START

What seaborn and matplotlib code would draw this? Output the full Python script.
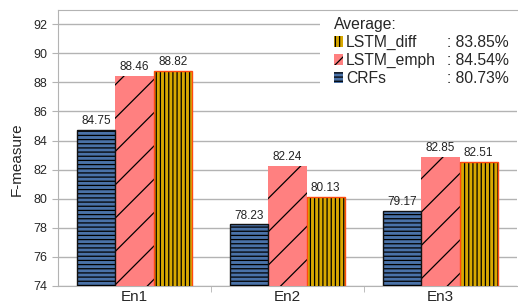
import numpy as np
import pandas as pd
import matplotlib
matplotlib.use("Agg")
import matplotlib.pyplot as plt
from matplotlib.patches import Patch, Rectangle
import seaborn as sns

datasets = ["En1", "En2", "En3"]
models = ["CRFs", "LSTM_emph", "LSTM_diff"]
crfs = [84.75, 78.23, 79.17]
lstm_emph = [88.46, 82.24, 82.85]
lstm_diff = [88.82, 80.13, 82.51]
averages = {"LSTM_diff": "83.85%", "LSTM_emph": "84.54%", "CRFs": "80.73%"}

face = {"CRFs": "#4a72a8", "LSTM_emph": "#ff8080", "LSTM_diff": "#d8a800"}
hatch = {"CRFs": "----", "LSTM_emph": "/", "LSTM_diff": "||||"}
border = {"CRFs": "#111111", "LSTM_emph": None, "LSTM_diff": "#ff4a10"}

df = pd.DataFrame({
    "dataset": np.repeat(datasets, len(models)),
    "model": models * len(datasets),
    "score": [v for trio in zip(crfs, lstm_emph, lstm_diff) for v in trio],
})

sns.set_style("white")
plt.rcParams["font.family"] = ["Liberation Sans", "DejaVu Sans"]
plt.rcParams["hatch.linewidth"] = 0.9
plt.rcParams["hatch.color"] = "black"
plt.rcParams["patch.force_edgecolor"] = False

fig = plt.figure(figsize=(5.18, 3.06), dpi=100)
ax = fig.add_axes([0.112, 0.066, 0.886, 0.902])

sns.barplot(data=df, x="dataset", y="score", hue="model", order=datasets,
            hue_order=models, palette=face, saturation=1, width=0.75, gap=0,
            legend=False, ax=ax, zorder=3)

for cont, m in zip(ax.containers, models):
    for p in cont:
        p.set_hatch(hatch[m])
        p.set_edgecolor(None)
        p.set_linewidth(0)
        if border[m]:
            ax.add_patch(Rectangle(p.get_xy(), p.get_width(), p.get_height(),
                                   fill=False, ec=border[m], lw=1.0, zorder=4))
    ax.bar_label(cont, fmt="%.2f", padding=2, fontsize=8.5, color="#222222")

ax.set_ylim(74, 93)
ax.set_xlim(-0.5, 2.5)
ax.set_yticks(np.arange(74, 93, 2))
ax.yaxis.grid(True, color="#b3b3b3", lw=1.0, zorder=0)
ax.set_axisbelow(True)
ax.set_xlabel("")
ax.set_ylabel("F-measure", fontsize=11)
ax.yaxis.set_label_coords(-0.074, 0.458)
ax.tick_params(axis="y", labelsize=9, length=4, color="#b3b3b3", left=True)
ax.tick_params(axis="x", which="major", labelsize=11, length=0, pad=3)
ax.set_xticks([0.5, 1.5], minor=True)
ax.tick_params(axis="x", which="minor", length=4, color="#b3b3b3", bottom=True)
for s in ax.spines.values():
    s.set_color("#b3b3b3")
ax.spines["right"].set_visible(False)

# white panel behind the legend, hides the grid like the original
ax.add_patch(Rectangle((0.57, 0.725), 0.43, 0.272, transform=ax.transAxes,
                       fc="white", ec="none", zorder=2))

handles = [Patch(facecolor=face[m], hatch=hatch[m], edgecolor=None, lw=0)
           for m in models[::-1]]
leg = ax.legend(handles, models[::-1], title="Average:", loc="upper left",
                bbox_to_anchor=(0.59, 0.99), fontsize=11.3, title_fontsize=11.3,
                alignment="left", frameon=False, handlelength=0.6,
                handleheight=0.7, handletextpad=0.2, borderpad=0.3,
                labelspacing=0.17, borderaxespad=0, ncol=1)
leg.set_zorder(10)

fig.canvas.draw()
inv = ax.transAxes.inverted()
for t, m in zip(leg.get_texts(), models[::-1]):
    bb = t.get_window_extent()
    _, yc = inv.transform(((bb.x0 + bb.x1) / 2, (bb.y0 + bb.y1) / 2))
    ax.text(0.847, yc, ": " + averages[m], transform=ax.transAxes,
            fontsize=11.3, va="center", ha="left", zorder=11)

fig.savefig("out.png", dpi=100)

END

§ The request
Emit the lines of the material exactly, from its first line to the line containing "import seaborn as sns", inclusive; leave every picture out.

§ Reply
What seaborn and matplotlib code would draw this? Output the full Python script.
import numpy as np
import pandas as pd
import matplotlib
matplotlib.use("Agg")
import matplotlib.pyplot as plt
from matplotlib.patches import Patch, Rectangle
import seaborn as sns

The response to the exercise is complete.